I stepped just a little closer — not enough to touch her, but enough to feel the gravity of her. “There are no practices Sunday. The guys have the day off. Your husband is traveling. And I’m not asking for anything except… a day. A little sunlight. A break.”
Her eyes flicked down my chest, back up to my face. A tell. A warning.
Her silence stretched, and my heartbeat pounded so loud I could barely hear the conversations around us.
Say yes, I found myself pleading like an idiot.
Please. Just let me have one day.
Finally, quietly — like the word escaped before she could stop it — she whispered, “Okay.”
“Okay,” I repeated, trying and failing not to grin like a lucky bastard who’d won the lottery. “Sunday.”
“Sunday.”
Wordlessly, I extended my hand for her phone. Ariana hesitated only a moment before retrieving it, and I typed my number in quickly, texting myself so I’d have her number, too, before I handed the phone back.
Nathan swept into the room then, and for the first time since he’d arrived in Tampa, I found my handshakes and smiles genuine as we chatted about the game. It didn’t matter that he had my hackles raised, that I still didn’t trust him — I couldn’t help but beam.
Because he was leaving.
And I was ready to make the most of his absence.
Never Love Again
Shane
2008
On the last Friday of May, 2008, the courthouse doors closed on the sound of the gavel and our whole world shifted.
Ariana sat stiff beside me through the hearing, her eyes glazed, her hands folded tightly in her lap. My grandparents had flown in to watch Georgie and help us figure out our next steps. But when Ari wasn’t around, they were just more voices of reason that I didn’t want to hear.
That courtroom felt more like a prison to me, like I was the criminal instead of Jay.

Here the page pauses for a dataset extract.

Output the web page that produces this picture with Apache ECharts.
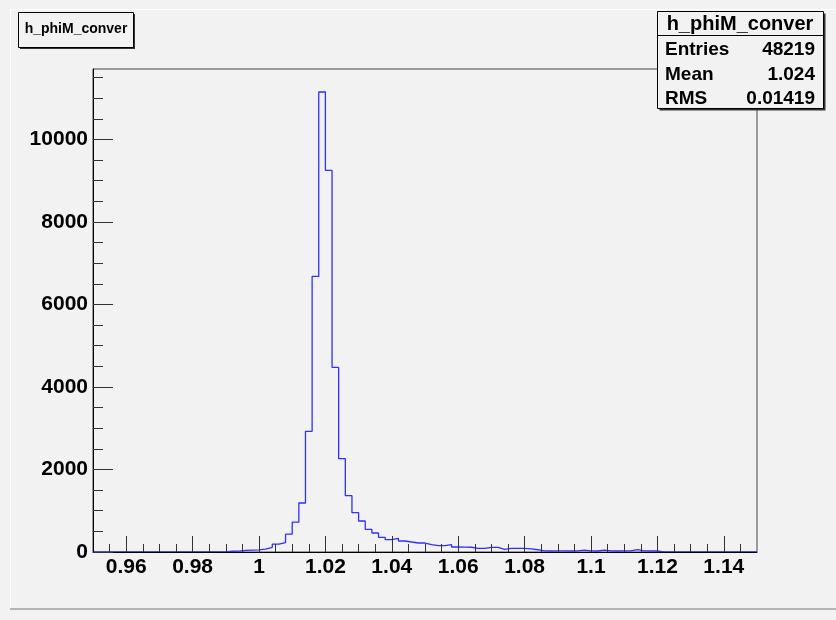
<!DOCTYPE html>
<html>
<head>
<meta charset="utf-8">
<script src="https://cdn.jsdelivr.net/npm/echarts@6/dist/echarts.min.js"></script>
<style>
  html, body { margin: 0; padding: 0; background: #f2f2f2; }
  #chart { width: 836px; height: 620px; }
</style>
</head>
<body>
<div id="chart"></div>
<script>
// h_phiM_conver: 100 bins from 0.95 to 1.15 (bin width 0.002)
const histName = 'h_phiM_conver';
const binLow = 0.95;
const binHigh = 1.15;
const nBins = 100;

// bin contents, bin 0 .. bin 99
const counts = [
  0, 0, 0, 0, 0, 0, 0, 0, 0, 0,
  0, 0, 0, 0, 0, 0, 0, 0, 0, 0,
  18, 22, 38, 44, 50, 72, 112, 192, 230, 432,
  724, 1188, 2925, 6680, 11150, 9250, 4475, 2262, 1366, 953,
  752, 549, 461, 356, 299, 331, 267, 242, 218, 218,
  178, 154, 154, 178, 121, 118, 115, 89, 89, 113,
  113, 65, 89, 89, 89, 75, 55, 25, 24, 26,
  25, 24, 25, 48, 25, 24, 48, 25, 24, 25,
  26, 55, 25, 24, 24, 0, 0, 0, 0, 0,
  0, 0, 0, 0, 0, 0, 0, 0, 0, 0
];

// statistics box
const statLabels = ['Entries', 'Mean', 'RMS'];
const statValues = ['48219', '1.024', '0.01419'];

// axis ticks and labels
const xMajorTicks = [0.96, 0.98, 1, 1.02, 1.04, 1.06, 1.08, 1.1, 1.12, 1.14];
const yMajorTicks = [0, 2000, 4000, 6000, 8000, 10000];
const yMax = 11708; // 1.05 x highest bin

const xMinorTicks = [];
for (let k = 191; k <= 229; k++) xMinorTicks.push(k / 200);
const yMinorTicks = [];
for (let k = 1; k <= 23; k++) yMinorTicks.push(k * 500);

// outline of the histogram: one flat segment per bin
const binWidth = (binHigh - binLow) / nBins;
const outline = [[binLow, 0]];
counts.forEach((c, i) => {
  const x0 = +(binLow + i * binWidth).toFixed(4);
  const x1 = +(binLow + (i + 1) * binWidth).toFixed(4);
  outline.push([x0, c], [x1, c]);
});
outline.push([binHigh, 0]);

const FONT = '"Liberation Sans", Arial, Helvetica, sans-serif';

const chart = echarts.init(document.getElementById('chart'), null, { renderer: 'canvas' });

const graphic = [
  // canvas bevel
  { type: 'line', z: 1, shape: { x1: 10, y1: 9.5, x2: 836, y2: 9.5 }, style: { stroke: '#ffffff', lineWidth: 1 } },
  { type: 'line', z: 1, shape: { x1: 10.5, y1: 9, x2: 10.5, y2: 609 }, style: { stroke: '#ffffff', lineWidth: 1 } },
  { type: 'line', z: 1, shape: { x1: 10, y1: 609, x2: 836, y2: 609 }, style: { stroke: '#b4b4b4', lineWidth: 2 } },

  // title box
  { type: 'rect', z: 20, shape: { x: 20, y: 14, width: 115, height: 35 }, style: { fill: '#333333' } },
  { type: 'rect', z: 21, shape: { x: 18.5, y: 12.5, width: 115, height: 35 }, style: { fill: '#f2f2f2', stroke: '#000000', lineWidth: 1 } },
  { type: 'text', z: 22, style: { x: 76, y: 29.5, text: histName, fill: '#000', font: 'bold 14px ' + FONT, align: 'center', verticalAlign: 'middle' } },

  // statistics box
  { type: 'rect', z: 20, shape: { x: 659.5, y: 13.5, width: 166, height: 97 }, style: { fill: '#333333' } },
  { type: 'rect', z: 21, shape: { x: 657.5, y: 11.5, width: 166, height: 97 }, style: { fill: '#f2f2f2', stroke: '#000000', lineWidth: 1 } },
  { type: 'line', z: 22, shape: { x1: 657.5, y1: 35.5, x2: 823.5, y2: 35.5 }, style: { stroke: '#000000', lineWidth: 1 } },
  { type: 'text', z: 22, style: { x: 740, y: 24, text: histName, fill: '#000', font: 'bold 20px ' + FONT, align: 'center', verticalAlign: 'middle' } }
];
const statRowsY = [49.5, 74.5, 98.5];
statLabels.forEach((lab, i) => {
  graphic.push({ type: 'text', z: 22, style: { x: 665, y: statRowsY[i], text: lab, fill: '#000', font: 'bold 19px ' + FONT, align: 'left', verticalAlign: 'middle' } });
  graphic.push({ type: 'text', z: 22, style: { x: 815, y: statRowsY[i], text: statValues[i], fill: '#000', font: 'bold 19px ' + FONT, align: 'right', verticalAlign: 'middle' } });
});

chart.setOption({
  animation: false,
  backgroundColor: '#f2f2f2',
  grid: {
    left: 93, top: 69, width: 664, height: 483,
    show: true, backgroundColor: 'transparent', borderColor: '#444444', borderWidth: 1
  },
  xAxis: [
    {
      type: 'value', min: binLow, max: binHigh, position: 'bottom', z: 5,
      axisLine: { show: true, onZero: false, lineStyle: { color: '#000', width: 1 } },
      axisTick: { show: true, inside: true, length: 16, customValues: xMajorTicks, lineStyle: { color: '#333', width: 1 } },
      axisLabel: { show: true, customValues: xMajorTicks, margin: 5, color: '#000', fontSize: 21, fontWeight: 'bold', fontFamily: FONT, formatter: v => String(v) },
      splitLine: { show: false }
    },
    {
      type: 'value', min: binLow, max: binHigh, position: 'bottom', offset: 0, z: 5,
      axisLine: { show: false },
      axisTick: { show: true, inside: true, length: 8, customValues: xMinorTicks, lineStyle: { color: '#333', width: 1 } },
      axisLabel: { show: false },
      splitLine: { show: false }
    }
  ],
  yAxis: [
    {
      type: 'value', min: 0, max: yMax, position: 'left', z: 5,
      axisLine: { show: true, onZero: false, lineStyle: { color: '#000', width: 1 } },
      axisTick: { show: true, inside: true, length: 20, customValues: yMajorTicks, lineStyle: { color: '#333', width: 1 } },
      axisLabel: { show: true, customValues: yMajorTicks, margin: 5, color: '#000', fontSize: 21, fontWeight: 'bold', fontFamily: FONT, formatter: v => String(v) },
      splitLine: { show: false }
    },
    {
      type: 'value', min: 0, max: yMax, position: 'left', offset: 0, z: 5,
      axisLine: { show: false },
      axisTick: { show: true, inside: true, length: 10, customValues: yMinorTicks, lineStyle: { color: '#333', width: 1 } },
      axisLabel: { show: false },
      splitLine: { show: false }
    }
  ],
  series: [
    {
      name: histName,
      type: 'line',
      xAxisIndex: 0,
      yAxisIndex: 0,
      data: outline,
      showSymbol: false,
      symbol: 'none',
      z: 2,
      lineStyle: { color: '#2f2fff', width: 1.3 },
      silent: true
    }
  ],
  graphic: graphic
});
</script>
</body>
</html>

Ariana and I were both barely hanging onto reality, but the judge’s words cut through the haze like sharp shards of ice:
“Guardianship extended, but provisional. Subject to review in six months.”
“Any instability—financial, academic, or residential—could affect your petition.”
“Remember, the child’s father retains standing.”
It was clinical and felt heartless, like we were just paperwork to the court when it was our whole existence being shaken.